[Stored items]
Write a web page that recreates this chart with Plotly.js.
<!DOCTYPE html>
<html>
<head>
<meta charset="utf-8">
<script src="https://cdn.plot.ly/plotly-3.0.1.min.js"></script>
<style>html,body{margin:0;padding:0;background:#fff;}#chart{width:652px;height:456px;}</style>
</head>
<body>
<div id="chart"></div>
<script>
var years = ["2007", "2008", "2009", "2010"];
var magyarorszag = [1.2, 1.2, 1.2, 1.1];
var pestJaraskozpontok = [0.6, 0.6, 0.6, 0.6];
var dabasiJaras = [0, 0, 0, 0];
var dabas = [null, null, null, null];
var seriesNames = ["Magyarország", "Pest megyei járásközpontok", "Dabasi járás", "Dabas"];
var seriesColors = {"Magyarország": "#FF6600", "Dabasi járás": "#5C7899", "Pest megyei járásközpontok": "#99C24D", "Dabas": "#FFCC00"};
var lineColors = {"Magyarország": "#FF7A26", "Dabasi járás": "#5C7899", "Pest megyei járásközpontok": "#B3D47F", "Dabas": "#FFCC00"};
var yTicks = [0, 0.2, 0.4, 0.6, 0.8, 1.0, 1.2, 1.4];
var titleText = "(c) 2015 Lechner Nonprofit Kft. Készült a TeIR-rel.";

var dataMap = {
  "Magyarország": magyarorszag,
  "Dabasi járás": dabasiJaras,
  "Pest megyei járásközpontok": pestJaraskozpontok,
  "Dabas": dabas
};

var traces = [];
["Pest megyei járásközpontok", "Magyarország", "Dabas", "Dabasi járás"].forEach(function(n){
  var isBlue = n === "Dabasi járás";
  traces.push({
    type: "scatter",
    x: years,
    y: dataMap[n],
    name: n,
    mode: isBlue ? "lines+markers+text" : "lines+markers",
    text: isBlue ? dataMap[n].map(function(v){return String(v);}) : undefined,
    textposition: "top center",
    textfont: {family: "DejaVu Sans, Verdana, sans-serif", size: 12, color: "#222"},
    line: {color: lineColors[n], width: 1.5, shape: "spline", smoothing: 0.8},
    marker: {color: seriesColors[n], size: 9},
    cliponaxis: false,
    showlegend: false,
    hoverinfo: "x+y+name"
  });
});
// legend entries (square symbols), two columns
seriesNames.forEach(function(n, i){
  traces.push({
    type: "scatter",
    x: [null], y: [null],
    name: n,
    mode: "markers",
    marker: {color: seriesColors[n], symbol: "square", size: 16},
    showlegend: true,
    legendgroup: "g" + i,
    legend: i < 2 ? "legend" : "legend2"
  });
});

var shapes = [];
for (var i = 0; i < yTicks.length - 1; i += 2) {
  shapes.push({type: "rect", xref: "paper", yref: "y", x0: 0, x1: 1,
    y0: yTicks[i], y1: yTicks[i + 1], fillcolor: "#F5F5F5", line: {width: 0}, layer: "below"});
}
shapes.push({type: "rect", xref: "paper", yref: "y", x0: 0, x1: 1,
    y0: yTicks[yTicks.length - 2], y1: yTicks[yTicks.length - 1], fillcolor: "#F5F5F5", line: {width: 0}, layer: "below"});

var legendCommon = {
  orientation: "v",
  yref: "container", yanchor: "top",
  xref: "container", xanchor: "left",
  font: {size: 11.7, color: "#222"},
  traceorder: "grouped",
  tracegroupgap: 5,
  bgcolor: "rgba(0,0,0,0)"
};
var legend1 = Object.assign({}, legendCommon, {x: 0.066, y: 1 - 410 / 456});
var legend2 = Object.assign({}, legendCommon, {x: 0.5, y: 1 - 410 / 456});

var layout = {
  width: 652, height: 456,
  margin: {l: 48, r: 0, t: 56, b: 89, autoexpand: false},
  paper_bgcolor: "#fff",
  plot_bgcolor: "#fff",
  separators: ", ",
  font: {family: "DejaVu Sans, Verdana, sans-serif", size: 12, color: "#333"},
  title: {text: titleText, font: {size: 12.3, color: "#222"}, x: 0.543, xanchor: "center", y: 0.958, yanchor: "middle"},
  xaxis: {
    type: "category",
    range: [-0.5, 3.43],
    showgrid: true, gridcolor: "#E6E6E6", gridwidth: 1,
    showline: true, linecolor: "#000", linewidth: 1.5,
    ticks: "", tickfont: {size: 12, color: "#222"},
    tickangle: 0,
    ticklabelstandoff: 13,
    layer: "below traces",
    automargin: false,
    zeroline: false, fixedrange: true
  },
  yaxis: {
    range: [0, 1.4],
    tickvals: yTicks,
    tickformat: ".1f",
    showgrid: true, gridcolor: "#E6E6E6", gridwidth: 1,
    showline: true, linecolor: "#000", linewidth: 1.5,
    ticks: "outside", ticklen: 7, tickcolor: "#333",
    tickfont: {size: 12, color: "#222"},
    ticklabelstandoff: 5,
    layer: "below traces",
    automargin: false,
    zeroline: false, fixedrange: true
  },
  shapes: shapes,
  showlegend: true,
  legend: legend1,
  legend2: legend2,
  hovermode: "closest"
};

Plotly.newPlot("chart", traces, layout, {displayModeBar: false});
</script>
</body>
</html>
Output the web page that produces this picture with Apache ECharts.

Problem to solve
Recopy all the lines exactly as they appear.

In response
Write a web page that recreates this chart with Plotly.js.
<!DOCTYPE html>
<html>
<head>
<meta charset="utf-8">
<script src="https://cdn.plot.ly/plotly-3.0.1.min.js"></script>
<style>html,body{margin:0;padding:0;background:#fff;}#chart{width:652px;height:456px;}</style>
</head>
<body>
<div id="chart"></div>
<script>
var years = ["2007", "2008", "2009", "2010"];
var magyarorszag = [1.2, 1.2, 1.2, 1.1];
var pestJaraskozpontok = [0.6, 0.6, 0.6, 0.6];
var dabasiJaras = [0, 0, 0, 0];
var dabas = [null, null, null, null];
var seriesNames = ["Magyarország", "Pest megyei járásközpontok", "Dabasi járás", "Dabas"];
var seriesColors = {"Magyarország": "#FF6600", "Dabasi járás": "#5C7899", "Pest megyei járásközpontok": "#99C24D", "Dabas": "#FFCC00"};
var lineColors = {"Magyarország": "#FF7A26", "Dabasi járás": "#5C7899", "Pest megyei járásközpontok": "#B3D47F", "Dabas": "#FFCC00"};
var yTicks = [0, 0.2, 0.4, 0.6, 0.8, 1.0, 1.2, 1.4];
var titleText = "(c) 2015 Lechner Nonprofit Kft. Készült a TeIR-rel.";

var dataMap = {
  "Magyarország": magyarorszag,
  "Dabasi járás": dabasiJaras,
  "Pest megyei járásközpontok": pestJaraskozpontok,
  "Dabas": dabas
};

var traces = [];
["Pest megyei járásközpontok", "Magyarország", "Dabas", "Dabasi járás"].forEach(function(n){
  var isBlue = n === "Dabasi járás";
  traces.push({
    type: "scatter",
    x: years,
    y: dataMap[n],
    name: n,
    mode: isBlue ? "lines+markers+text" : "lines+markers",
    text: isBlue ? dataMap[n].map(function(v){return String(v);}) : undefined,
    textposition: "top center",
    textfont: {family: "DejaVu Sans, Verdana, sans-serif", size: 12, color: "#222"},
    line: {color: lineColors[n], width: 1.5, shape: "spline", smoothing: 0.8},
    marker: {color: seriesColors[n], size: 9},
    cliponaxis: false,
    showlegend: false,
    hoverinfo: "x+y+name"
  });
});
// legend entries (square symbols), two columns
seriesNames.forEach(function(n, i){
  traces.push({
    type: "scatter",
    x: [null], y: [null],
    name: n,
    mode: "markers",
    marker: {color: seriesColors[n], symbol: "square", size: 16},
    showlegend: true,
    legendgroup: "g" + i,
    legend: i < 2 ? "legend" : "legend2"
  });
});

var shapes = [];
for (var i = 0; i < yTicks.length - 1; i += 2) {
  shapes.push({type: "rect", xref: "paper", yref: "y", x0: 0, x1: 1,
    y0: yTicks[i], y1: yTicks[i + 1], fillcolor: "#F5F5F5", line: {width: 0}, layer: "below"});
}
shapes.push({type: "rect", xref: "paper", yref: "y", x0: 0, x1: 1,
    y0: yTicks[yTicks.length - 2], y1: yTicks[yTicks.length - 1], fillcolor: "#F5F5F5", line: {width: 0}, layer: "below"});

var legendCommon = {
  orientation: "v",
  yref: "container", yanchor: "top",
  xref: "container", xanchor: "left",
  font: {size: 11.7, color: "#222"},
  traceorder: "grouped",
  tracegroupgap: 5,
  bgcolor: "rgba(0,0,0,0)"
};
var legend1 = Object.assign({}, legendCommon, {x: 0.066, y: 1 - 410 / 456});
var legend2 = Object.assign({}, legendCommon, {x: 0.5, y: 1 - 410 / 456});

var layout = {
  width: 652, height: 456,
  margin: {l: 48, r: 0, t: 56, b: 89, autoexpand: false},
  paper_bgcolor: "#fff",
  plot_bgcolor: "#fff",
  separators: ", ",
  font: {family: "DejaVu Sans, Verdana, sans-serif", size: 12, color: "#333"},
  title: {text: titleText, font: {size: 12.3, color: "#222"}, x: 0.543, xanchor: "center", y: 0.958, yanchor: "middle"},
  xaxis: {
    type: "category",
    range: [-0.5, 3.43],
    showgrid: true, gridcolor: "#E6E6E6", gridwidth: 1,
    showline: true, linecolor: "#000", linewidth: 1.5,
    ticks: "", tickfont: {size: 12, color: "#222"},
    tickangle: 0,
    ticklabelstandoff: 13,
    layer: "below traces",
    automargin: false,
    zeroline: false, fixedrange: true
  },
  yaxis: {
    range: [0, 1.4],
    tickvals: yTicks,
    tickformat: ".1f",
    showgrid: true, gridcolor: "#E6E6E6", gridwidth: 1,
    showline: true, linecolor: "#000", linewidth: 1.5,
    ticks: "outside", ticklen: 7, tickcolor: "#333",
    tickfont: {size: 12, color: "#222"},
    ticklabelstandoff: 5,
    layer: "below traces",
    automargin: false,
    zeroline: false, fixedrange: true
  },
  shapes: shapes,
  showlegend: true,
  legend: legend1,
  legend2: legend2,
  hovermode: "closest"
};

Plotly.newPlot("chart", traces, layout, {displayModeBar: false});
</script>
</body>
</html>
Output the web page that produces this picture with Apache ECharts.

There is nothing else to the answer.